Task brief: Each line containing the word "chart" must be reported.

Data block:
....

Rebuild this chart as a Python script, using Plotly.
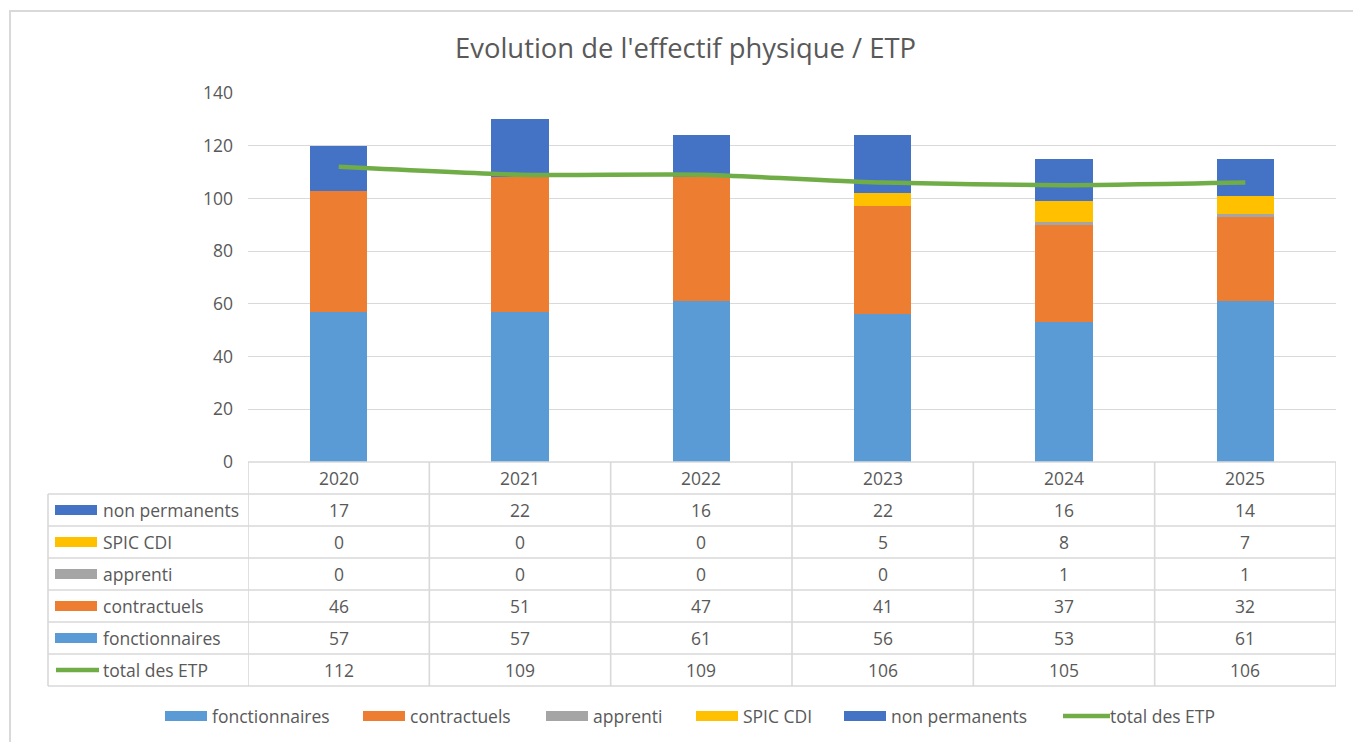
import plotly.graph_objects as go

# ---------------- data ----------------
years = ["2020", "2021", "2022", "2023", "2024", "2025"]
fonctionnaires = [57, 57, 61, 56, 53, 61]
contractuels = [46, 51, 47, 41, 37, 32]
apprenti = [0, 0, 0, 0, 1, 1]
spic_cdi = [0, 0, 0, 5, 8, 7]
non_permanents = [17, 22, 16, 22, 16, 14]
total_etp = [112, 109, 109, 106, 105, 106]
y_ticks = [0, 20, 40, 60, 80, 100, 120, 140]

title_text = "Evolution de l'effectif physique / ETP"

bar_series = [
    ("fonctionnaires", fonctionnaires, "#5B9BD5"),
    ("contractuels", contractuels, "#ED7D31"),
    ("apprenti", apprenti, "#A5A5A5"),
    ("SPIC CDI", spic_cdi, "#FFC000"),
    ("non permanents", non_permanents, "#4472C4"),
]
line_name = "total des ETP"
line_color = "#70AD47"

# ---------------- geometry (pixels) ----------------
W, H = 1353, 742
PL, PR, PT, PB = 248, 1336, 93, 462      # plot area
PW, PH = PR - PL, PB - PT
FONT = "Open Sans, Noto Sans, sans-serif"
TXT = "#595959"
GRID = "#D9D9D9"
FS = 17.5


def xp(px):
    return (px - PL) / PW


def yp(py):
    return (PB - py) / PH


fig = go.Figure()
for name, vals, col in bar_series:
    fig.add_trace(go.Bar(x=years, y=vals, name=name, marker=dict(color=col, line=dict(width=0)),
                         showlegend=False))
fig.add_trace(go.Scatter(x=years, y=total_etp, name=line_name, mode="lines",
                         line=dict(color=line_color, width=4.5, shape="spline", smoothing=0.6),
                         showlegend=False))

shapes = []
annotations = []

# outer chart border
shapes.append(dict(type="rect", xref="paper", yref="paper", x0=xp(10), x1=xp(1362), y0=yp(11), y1=yp(752),
                   line=dict(color=GRID, width=2), fillcolor="rgba(0,0,0,0)", layer="below"))

# ---------------- data table ----------------
header_top, header_bot = 462, 494
row_h = 32
table_rows = [
    ("non permanents", non_permanents, "#4472C4", "bar"),
    ("SPIC CDI", spic_cdi, "#FFC000", "bar"),
    ("apprenti", apprenti, "#A5A5A5", "bar"),
    ("contractuels", contractuels, "#ED7D31", "bar"),
    ("fonctionnaires", fonctionnaires, "#5B9BD5", "bar"),
    (line_name, total_etp, line_color, "line"),
]
table_bottom = header_bot + row_h * len(table_rows)
tl = dict(color=GRID, width=1.6)

# horizontal lines
shapes.append(dict(type="line", xref="paper", yref="paper", x0=0, x1=1, y0=yp(header_top), y1=yp(header_top), line=tl))
for r in range(len(table_rows) + 1):
    yy = header_bot + r * row_h
    shapes.append(dict(type="line", xref="paper", yref="paper", x0=xp(48), x1=1, y0=yp(yy), y1=yp(yy), line=tl))
# vertical lines
shapes.append(dict(type="line", xref="paper", yref="paper", x0=xp(48), x1=xp(48), y0=yp(header_bot), y1=yp(table_bottom), line=tl))
for i in range(len(years) + 1):
    xx = i - 0.5
    shapes.append(dict(type="line", xref="x", yref="paper", x0=xx, x1=xx, y0=yp(header_top), y1=yp(table_bottom), line=tl))

# header labels (years)
for i, yr in enumerate(years):
    annotations.append(dict(x=i, xref="x", y=yp((header_top + header_bot) / 2), yref="paper", text=yr,
                            showarrow=False, font=dict(family=FONT, size=FS, color=TXT), xanchor="center", yanchor="middle"))

for r, (name, vals, col, kind) in enumerate(table_rows):
    cy = header_bot + r * row_h + row_h / 2
    if kind == "bar":
        shapes.append(dict(type="rect", xref="paper", yref="paper", x0=xp(55), x1=xp(97), y0=yp(cy - 5), y1=yp(cy + 5),
                           fillcolor=col, line=dict(width=0)))
    else:
        shapes.append(dict(type="line", xref="paper", yref="paper", x0=xp(56), x1=xp(99), y0=yp(cy), y1=yp(cy),
                           line=dict(color=col, width=4.5)))
    annotations.append(dict(x=xp(101), xref="paper", y=yp(cy), yref="paper", text=name, showarrow=False,
                            font=dict(family=FONT, size=FS, color=TXT), xanchor="left", yanchor="middle"))
    for i, v in enumerate(vals):
        annotations.append(dict(x=i, xref="x", y=yp(cy), yref="paper", text=str(v), showarrow=False,
                                font=dict(family=FONT, size=FS, color=TXT), xanchor="center", yanchor="middle"))

# ---------------- bottom legend ----------------
legend_y = 716
legend_items = [
    ("fonctionnaires", "#5B9BD5", "bar", 165),
    ("contractuels", "#ED7D31", "bar", 363),
    ("apprenti", "#A5A5A5", "bar", 546),
    ("SPIC CDI", "#FFC000", "bar", 696),
    ("non permanents", "#4472C4", "bar", 844),
    (line_name, line_color, "line", 1063),
]
for name, col, kind, x0 in legend_items:
    if kind == "bar":
        shapes.append(dict(type="rect", xref="paper", yref="paper", x0=xp(x0), x1=xp(x0 + 42),
                           y0=yp(legend_y - 5), y1=yp(legend_y + 5), fillcolor=col, line=dict(width=0)))
    else:
        shapes.append(dict(type="line", xref="paper", yref="paper", x0=xp(x0), x1=xp(x0 + 47),
                           y0=yp(legend_y), y1=yp(legend_y), line=dict(color=col, width=4.5)))
    annotations.append(dict(x=xp(x0 + 45), xref="paper", y=yp(legend_y), yref="paper",
                            text=name, showarrow=False, font=dict(family=FONT, size=FS, color=TXT),
                            xanchor="left", yanchor="middle"))

fig.update_layout(
    width=W, height=H,
    margin=dict(l=PL, r=W - PR, t=PT, b=H - PB, pad=0),
    paper_bgcolor="white", plot_bgcolor="white",
    barmode="stack", bargap=0.685,
    title=dict(text=title_text, x=685.5 / W, xanchor="center", y=1 - 48 / H, yanchor="middle",
               font=dict(family=FONT, size=27.4, color=TXT)),
    xaxis=dict(type="category", showticklabels=False, showgrid=False, zeroline=False, showline=False,
               range=[-0.5, len(years) - 0.5]),
    yaxis=dict(range=[0, 140], tickvals=y_ticks, showgrid=True, gridcolor=GRID, gridwidth=1.3,
               zeroline=False, showline=False, ticks="", ticklabelstandoff=14,
               tickfont=dict(family=FONT, size=FS, color=TXT)),
    shapes=shapes, annotations=annotations, showlegend=False,
)

fig.write_html("out.html", config={"displayModeBar": False},
               post_script="document.body.style.margin='0';")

....

Result:
Rebuild this chart as a Python script, using Plotly.
# outer chart border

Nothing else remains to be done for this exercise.